SHORT PROBLEM: Nothing outside the range is to be copied. From the entries below, reproduce exactly the lines starting at the one with "Reproduce this chart with D3.js." and ending at the one with "const plotLeft = 328, plotRight", without pictures.

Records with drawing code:
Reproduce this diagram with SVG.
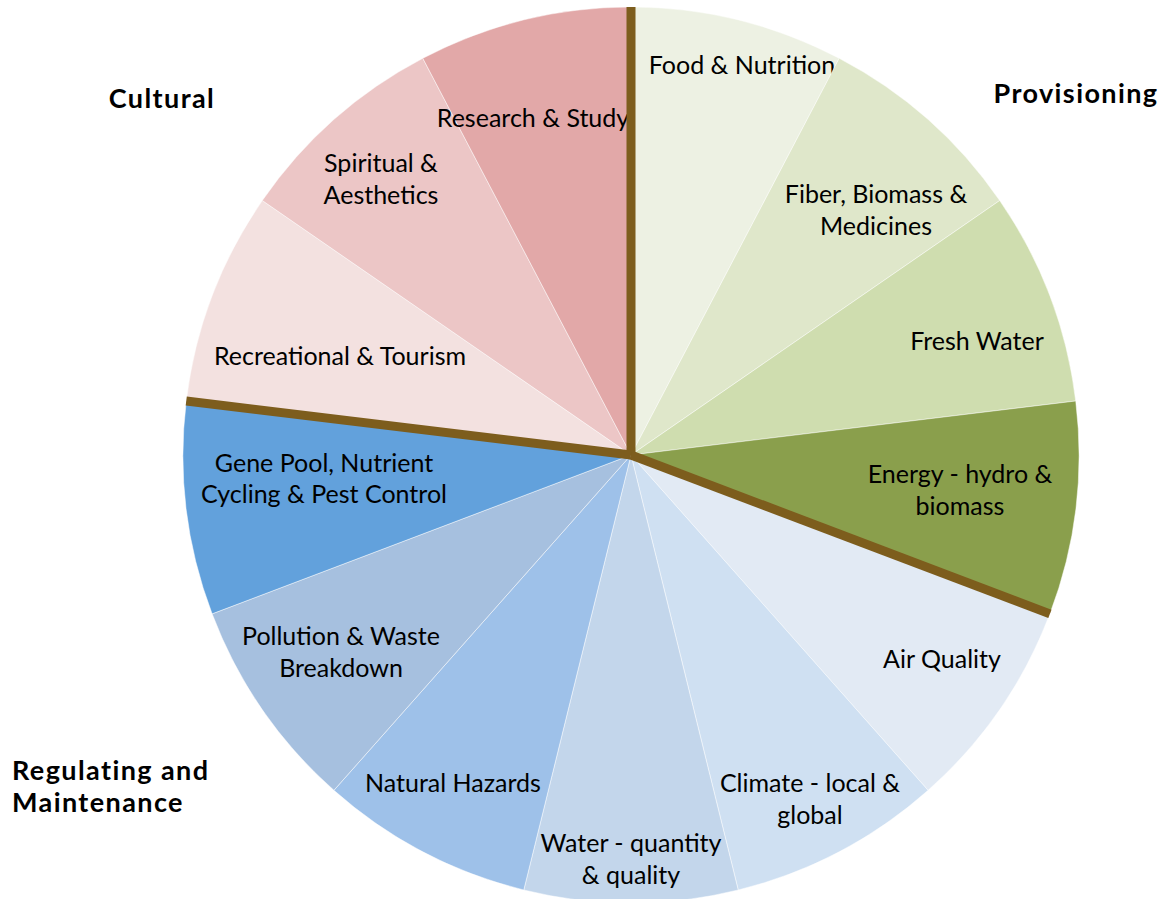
<svg xmlns="http://www.w3.org/2000/svg" width="1168" height="899" viewBox="0 0 1168 899">
<style>
.s{stroke:#ffffff;stroke-width:0.8;stroke-opacity:0.6}
.sep{stroke:#7D5D1D;stroke-width:9;fill:none;stroke-linecap:butt}
.t{font-family:"Lato","Open Sans",sans-serif;font-size:25px;fill:#000;text-anchor:middle}
.h{font-family:"Lato","Open Sans",sans-serif;font-size:27px;font-weight:bold;fill:#000;letter-spacing:1.4px}
</style>
<rect width="1168" height="899" fill="#ffffff"/>
<g id="slices">
<g id="food"><path class="s" fill="#EDF1E3" d="M631,455 L631,7 A448,448 0 0 1 839.19,58.31 Z"/><text class="t" x="742" y="74">Food &amp; Nutrition</text></g>
<g id="fiber"><path class="s" fill="#DFE7CA" d="M631,455 L839.19,58.31 A448,448 0 0 1 999.70,200.51 Z"/><text class="t" x="876" y="203">Fiber, Biomass &amp;</text><text class="t" x="876" y="235">Medicines</text></g>
<g id="freshwater"><path class="s" fill="#CFDDAF" d="M631,455 L999.70,200.51 A448,448 0 0 1 1075.73,401.00 Z"/><text class="t" x="977" y="350">Fresh Water</text></g>
<g id="energy"><path class="s" fill="#8A9F4C" d="M631,455 L1075.73,401.00 A448,448 0 0 1 1049.89,613.86 Z"/><text class="t" x="960" y="483">Energy - hydro &amp;</text><text class="t" x="960" y="515">biomass</text></g>
<g id="air"><path class="s" fill="#E2EAF4" d="M631,455 L1049.89,613.86 A448,448 0 0 1 928.08,790.33 Z"/><text class="t" x="942" y="668">Air Quality</text></g>
<g id="climate"><path class="s" fill="#CFE0F2" d="M631,455 L928.08,790.33 A448,448 0 0 1 738.22,889.98 Z"/><text class="t" x="810" y="792">Climate - local &amp;</text><text class="t" x="810" y="824">global</text></g>
<g id="water"><path class="s" fill="#C3D6EB" d="M631,455 L738.22,889.98 A448,448 0 0 1 523.78,889.98 Z"/><text class="t" x="631" y="852">Water - quantity</text><text class="t" x="631" y="884">&amp; quality</text></g>
<g id="hazards"><path class="s" fill="#9EC1E9" d="M631,455 L523.78,889.98 A448,448 0 0 1 333.92,790.33 Z"/><text class="t" x="453" y="792">Natural Hazards</text></g>
<g id="pollution"><path class="s" fill="#A6C0DF" d="M631,455 L333.92,790.33 A448,448 0 0 1 212.11,613.86 Z"/><text class="t" x="341" y="645">Pollution &amp; Waste</text><text class="t" x="341" y="677">Breakdown</text></g>
<g id="genepool"><path class="s" fill="#62A1DC" d="M631,455 L212.11,613.86 A448,448 0 0 1 186.27,401.00 Z"/><text class="t" x="324" y="472">Gene Pool, Nutrient</text><text class="t" x="324" y="503">Cycling &amp; Pest Control</text></g>
<g id="recreational"><path class="s" fill="#F3E1E0" d="M631,455 L186.27,401.00 A448,448 0 0 1 262.30,200.51 Z"/><text class="t" x="340" y="365">Recreational &amp; Tourism</text></g>
<g id="spiritual"><path class="s" fill="#ECC6C6" d="M631,455 L262.30,200.51 A448,448 0 0 1 422.81,58.31 Z"/><text class="t" x="381" y="172">Spiritual &amp;</text><text class="t" x="381" y="204">Aesthetics</text></g>
<g id="research"><path class="s" fill="#E2A8A8" d="M631,455 L422.81,58.31 A448,448 0 0 1 631,7 Z"/><text class="t" x="533" y="127">Research &amp; Study</text></g>
</g>
<g id="connectors">
<line class="sep" x1="631" y1="455" x2="631" y2="7"/>
<line class="sep" x1="631" y1="455" x2="1049.89" y2="613.86"/>
<line class="sep" x1="631" y1="455" x2="186.27" y2="401.00"/>
</g>
<g id="categories">
<text class="h" x="1076" y="103" text-anchor="middle">Provisioning</text>
<text class="h" x="162" y="108" text-anchor="middle">Cultural</text>
<text class="h" x="12" y="780">Regulating and</text>
<text class="h" x="12" y="812">Maintenance</text>
</g>
</svg>
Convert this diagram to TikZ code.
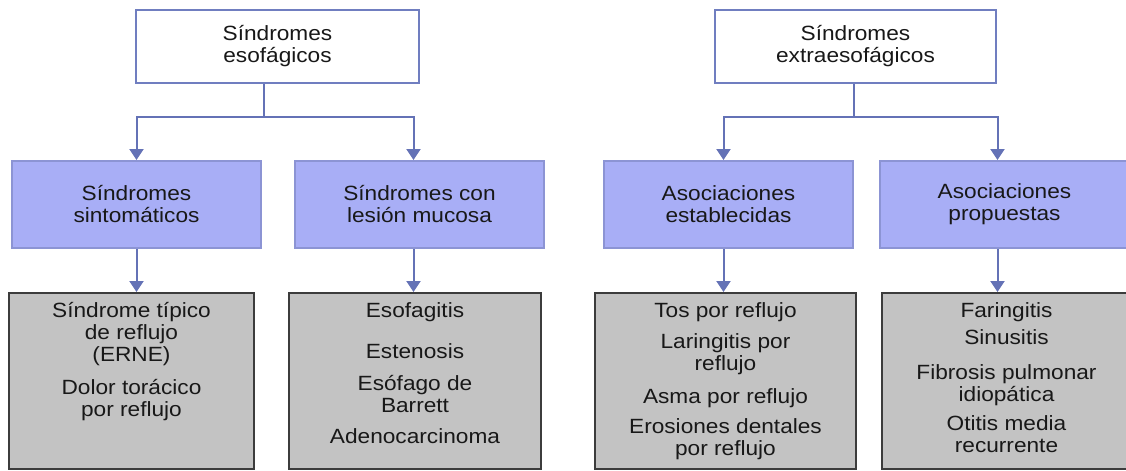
\documentclass[tikz,border=0pt]{standalone}
\usepackage{fontspec}
\setmainfont{Liberation Sans}[FakeStretch=1.1]
\usetikzlibrary{arrows.meta,positioning}
\definecolor{toplinecol}{RGB}{112,126,192}
\definecolor{linkcol}{RGB}{100,114,182}
\definecolor{midfillcol}{RGB}{168,174,246}
\definecolor{midlinecol}{RGB}{140,148,212}
\definecolor{lowfillcol}{RGB}{195,195,195}
\definecolor{lowlinecol}{RGB}{60,60,60}
\definecolor{textcol}{RGB}{24,24,24}
\tikzset{
  topbox/.style={draw=toplinecol, line width=1pt, fill=white, minimum width=141.5pt, minimum height=36.5pt, inner sep=0pt, align=center},
  midbox/.style={draw=midlinecol, line width=1pt, fill=midfillcol, minimum width=124.5pt, minimum height=43.5pt, inner sep=0pt, align=center},
  lowbox/.style={draw=lowlinecol, line width=1pt, fill=lowfillcol, minimum height=88pt, inner sep=0pt},
  lowtext/.style={inner sep=0pt, align=center},
  link/.style={draw=linkcol, line width=1pt},
  arrow/.style={link, -{Triangle[width=7pt,length=5.5pt]}},
}

\begin{document}
\begin{tikzpicture}[x=0.5pt,y=-0.5pt,font=\fontsize{10.3}{11}\selectfont,text=textcol]
    \useasboundingbox (0,0) rectangle (1126,471);
    \clip (0,0) rectangle (1126,471);
    % top level
    \node[topbox] (t1) at (277.5,46.5) {Síndromes\\esofágicos};
    \node[topbox, minimum width=140.5pt] (t2) at (855.5,46.5) {Síndromes\\extraesofágicos};
    % middle level
    \node[midbox] (m1) at (136.5,204.5) {Síndromes\\sintomáticos};
    \node[midbox] (m2) at (419.5,204.5) {Síndromes con\\lesión mucosa};
    \node[midbox] (m3) at (728.5,204.5) {Asociaciones\\establecidas};
    \node[midbox] (m4) at (1004.5,204.5) {Asociaciones\\propuestas};
    % bottom level
    \node[lowbox, minimum width=122.5pt] (b1) at (131.5,381) {};
    \node[lowbox, minimum width=126pt] (b2) at (415,381) {};
    \node[lowbox, minimum width=130.5pt] (b3) at (725.5,381) {};
    \node[lowbox, minimum width=124.5pt] (b4) at (1006.5,381) {};
    \node[lowtext, below=4.8pt of b1.north] (l1) {\strut Síndrome típico\\de reflujo\\(ERNE)\\[5.5pt]Dolor torácico\\por reflujo};
    \node[lowtext, below=4.8pt of b2.north] (l2) {\strut Esofagitis\\[9.5pt]Estenosis\\[5pt]Esófago de\\Barrett\\[4.5pt]Adenocarcinoma};
    \node[lowtext, below=4.8pt of b3.north] (l3) {\strut Tos por reflujo\\[4.5pt]Laringitis por\\reflujo\\[5.5pt]Asma por reflujo\\[4pt]Erosiones dentales\\por reflujo};
    \node[lowtext, below=4.8pt of b4.north] (l4) {\strut Faringitis\\[2.5pt]Sinusitis\\[6.5pt]Fibrosis pulmonar\\idiopática\\[3.5pt]Otitis media\\recurrente};
    % connectors
    \coordinate (s1) at (264,117);
    \coordinate (s2) at (854,117);
    \coordinate (c1) at (136.5,0);
    \coordinate (c2) at (413.5,0);
    \coordinate (c3) at (723.5,0);
    \coordinate (c4) at (997.5,0);
    \draw[link] (t1.south -| s1) -- (s1);
    \draw[link] (t2.south -| s2) -- (s2);
    \draw[arrow] (s1) -| (c1 |- m1.north);
    \draw[arrow] (s1) -| (c2 |- m2.north);
    \draw[arrow] (s2) -| (c3 |- m3.north);
    \draw[arrow] (s2) -| (c4 |- m4.north);
    \draw[arrow] (c1 |- m1.south) -- (c1 |- b1.north);
    \draw[arrow] (c2 |- m2.south) -- (c2 |- b2.north);
    \draw[arrow] (c3 |- m3.south) -- (c3 |- b3.north);
    \draw[arrow] (c4 |- m4.south) -- (c4 |- b4.north);
\end{tikzpicture}
\end{document}
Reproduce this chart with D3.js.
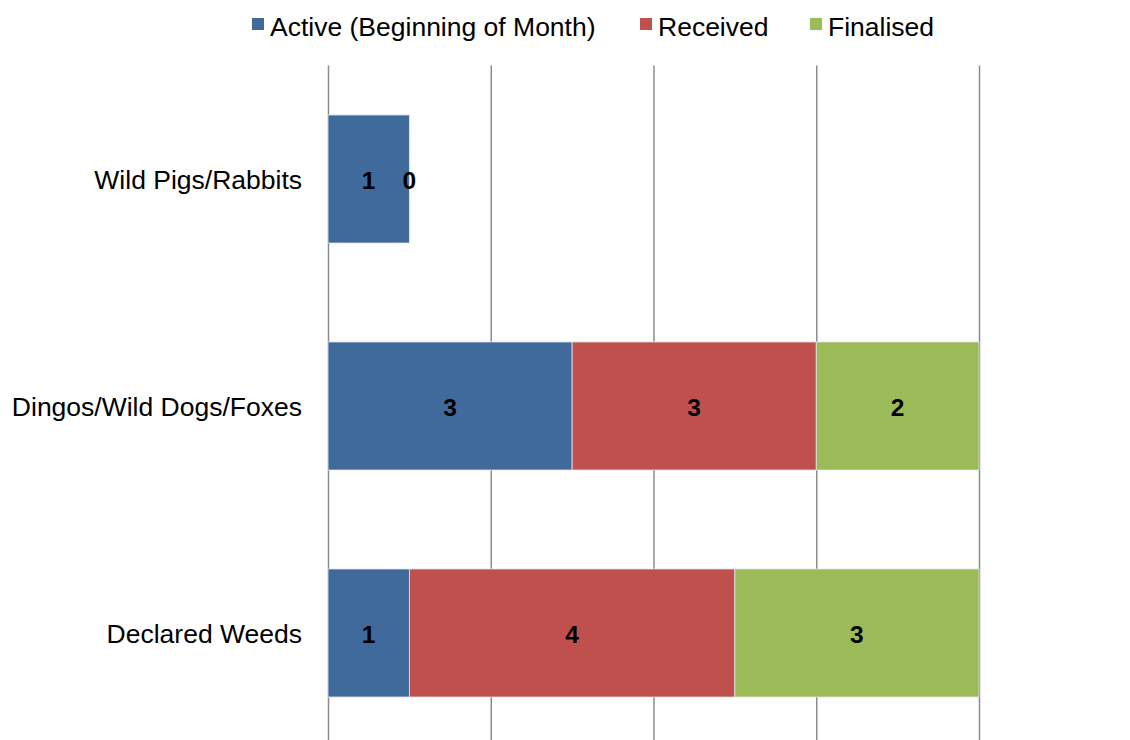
<!DOCTYPE html>
<html>
<head>
<meta charset="utf-8">
<script src="https://cdn.jsdelivr.net/npm/d3@7"></script>
<style>
  html, body { margin: 0; padding: 0; background: #fff; }
  svg { display: block; font-family: "Liberation Sans", Arial, sans-serif; }
</style>
</head>
<body>
<svg id="chart" width="1130" height="740"></svg>
<script>
// Pest-control requests by category
const categories = ["Wild Pigs/Rabbits", "Dingos/Wild Dogs/Foxes", "Declared Weeds"];
const seriesNames = ["Active (Beginning of Month)", "Received", "Finalised"];
const activeValues = [1, 3, 1];
const receivedValues = [0, 3, 4];
const finalisedValues = [0, 2, 3];
const xTicks = [0, 2, 4, 6, 8];
const colors = ["#416A9C", "#C0504D", "#9BBB59"];

const svg = d3.select("#chart");
const plotLeft = 328, plotRight = 979, plotTop = 65.5, plotBottom = 746.5;

const x = d3.scaleLinear().domain([0, 8]).range([plotLeft, plotRight]);
const y = d3.scaleBand().domain(categories).range([plotTop, plotBottom]).paddingInner(0.436).paddingOuter(0.218);

const rows = categories.map((c, i) => ({
  category: c,
  "Active (Beginning of Month)": activeValues[i],
  "Received": receivedValues[i],
  "Finalised": finalisedValues[i]
}));
const stacked = d3.stack().keys(seriesNames)(rows);

// vertical gridlines
svg.append("g")
  .attr("transform", `translate(0,${plotTop})`)
  .call(d3.axisBottom(x).tickValues(xTicks).tickSize(740 - plotTop).tickFormat(""))
  .call(g => g.select(".domain").remove())
  .call(g => g.selectAll(".tick line").attr("stroke", "#8c8c8c").attr("stroke-width", 1.5));

// category labels
svg.append("g")
  .attr("transform", `translate(${plotLeft},0)`)
  .call(d3.axisLeft(y).tickSize(0).tickPadding(26))
  .call(g => g.select(".domain").remove())
  .call(g => g.selectAll(".tick text")
    .attr("font-size", 26.5).attr("fill", "#000").attr("dy", "0.36em")
    .attr("font-family", "'Liberation Sans', Arial, sans-serif"));

// stacked bars
const layers = svg.append("g").selectAll("g").data(stacked).join("g")
  .attr("fill", (d, i) => colors[i]);

layers.selectAll("rect").data(d => d).join("rect")
  .attr("x", d => x(d[0]))
  .attr("y", d => y(d.data.category))
  .attr("width", d => x(d[1]) - x(d[0]))
  .attr("height", y.bandwidth())
  .attr("stroke", "#dfe6ef")
  .attr("stroke-width", d => d[1] > d[0] ? 0.8 : 0);

// value labels (zero-width segments share a spot, so only the first is labelled)
stacked.forEach((layer, si) => {
  layer.forEach((d, ci) => {
    const v = d[1] - d[0];
    if (v === 0 && si === 2 && stacked[1][ci][1] - stacked[1][ci][0] === 0) return;
    svg.append("text")
      .attr("x", x((d[0] + d[1]) / 2))
      .attr("y", y(d.data.category) + y.bandwidth() / 2 + 1.5)
      .attr("dy", "0.36em")
      .attr("text-anchor", "middle")
      .attr("font-size", 24.5)
      .attr("font-weight", "bold")
      .attr("fill", "#000")
      .text(v);
  });
});

// legend
const legendItems = [
  { name: seriesNames[0], sq: 252 },
  { name: seriesNames[1], sq: 640 },
  { name: seriesNames[2], sq: 810 }
];
const lg = svg.append("g");
legendItems.forEach((it, i) => {
  lg.append("rect").attr("x", it.sq).attr("y", 18).attr("width", 12).attr("height", 12).attr("fill", colors[i]);
  lg.append("text").attr("x", it.sq + 18).attr("y", 26).attr("dy", "0.36em")
    .attr("font-size", 26.5).attr("fill", "#000").text(it.name);
});
</script>
</body>
</html>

ANSWER TO THIS EXERCISE:
Reproduce this chart with D3.js.
<!DOCTYPE html>
<html>
<head>
<meta charset="utf-8">
<script src="https://cdn.jsdelivr.net/npm/d3@7"></script>
<style>
  html, body { margin: 0; padding: 0; background: #fff; }
  svg { display: block; font-family: "Liberation Sans", Arial, sans-serif; }
</style>
</head>
<body>
<svg id="chart" width="1130" height="740"></svg>
<script>
// Pest-control requests by category
const categories = ["Wild Pigs/Rabbits", "Dingos/Wild Dogs/Foxes", "Declared Weeds"];
const seriesNames = ["Active (Beginning of Month)", "Received", "Finalised"];
const activeValues = [1, 3, 1];
const receivedValues = [0, 3, 4];
const finalisedValues = [0, 2, 3];
const xTicks = [0, 2, 4, 6, 8];
const colors = ["#416A9C", "#C0504D", "#9BBB59"];

const svg = d3.select("#chart");
const plotLeft = 328, plotRight = 979, plotTop = 65.5, plotBottom = 746.5;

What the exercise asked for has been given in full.